O princípio da comunhão da prova é um consectário lógico dos princípios da verdade real e da igualdade das partes na relação jurídico-processual, pois as partes, a fim de estabelecer a verdade histórica nos autos do processo, não abrem mão do meio de prova levado para os autos. (…)

 Por conclusão, os princípios da verdade real e da igualdade das partes na relação jurídico-processual fazem com que as provas carreadas para os autos pertençam a todos os sujeitos processuais, ou seja, dão origem ao princípio da comunhão das provas.” (grifei)

 É por tal razão que se impõe assegurar ao Advogado, em nome de seu constituinte, o acesso a toda informação já produzida e formalmente incorporada aos autos da investigação penal em causa, mesmo porque o conhecimento do acervo probatório pode revestir-se de particular relevo para a própria elaboração da defesa técnica por parte do interessado.

É fundamental, no entanto, para o efeito referido nesta decisão, que os elementos probatórios já tenham sido formalmente produzidos nos autos da persecução penal.

O que não se revela constitucionalmente lícito, segundo entendo, é impedir que o interessado, qualquer interessado, tenha pleno acesso aos dados probatórios que, já documentados nos autos (porque a estes formalmente incorporados ou a eles regularmente apensados), veiculam informações que possam revelar-se úteis ao conhecimento da verdade real e à condução da defesa da pessoa investigada (como no caso) ou processada pelo Estado, ainda que o procedimento de persecução penal esteja submetido a regime de sigilo.

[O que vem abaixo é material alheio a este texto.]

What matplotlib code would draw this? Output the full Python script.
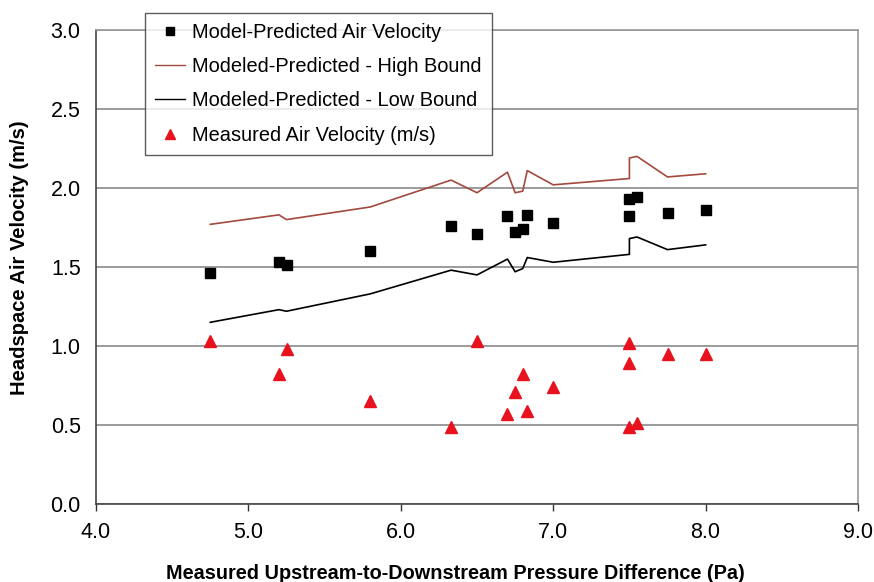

O fato irrecusável, no exame da questão do acesso a procedimentos estatais em regime de sigilo – especialmente naqueles casos em que o Estado se vale do instituto da colaboração premiada –, é um só: o delatado – como assinala a doutrina (FREDERICO VALDEZ PEREIRA, “Delação Premiada – legitimidade e procedimento”, p. 124/125, item n. 4.2.3.1, 2013, Juruá) –, tem, constitucionalmente, o direito de confrontar, em sede processual, o colaborador ou delator em razão da prerrogativa do contraditório, assegurada, em juízo, a quem sofre imputação penal deduzida pelo Estado.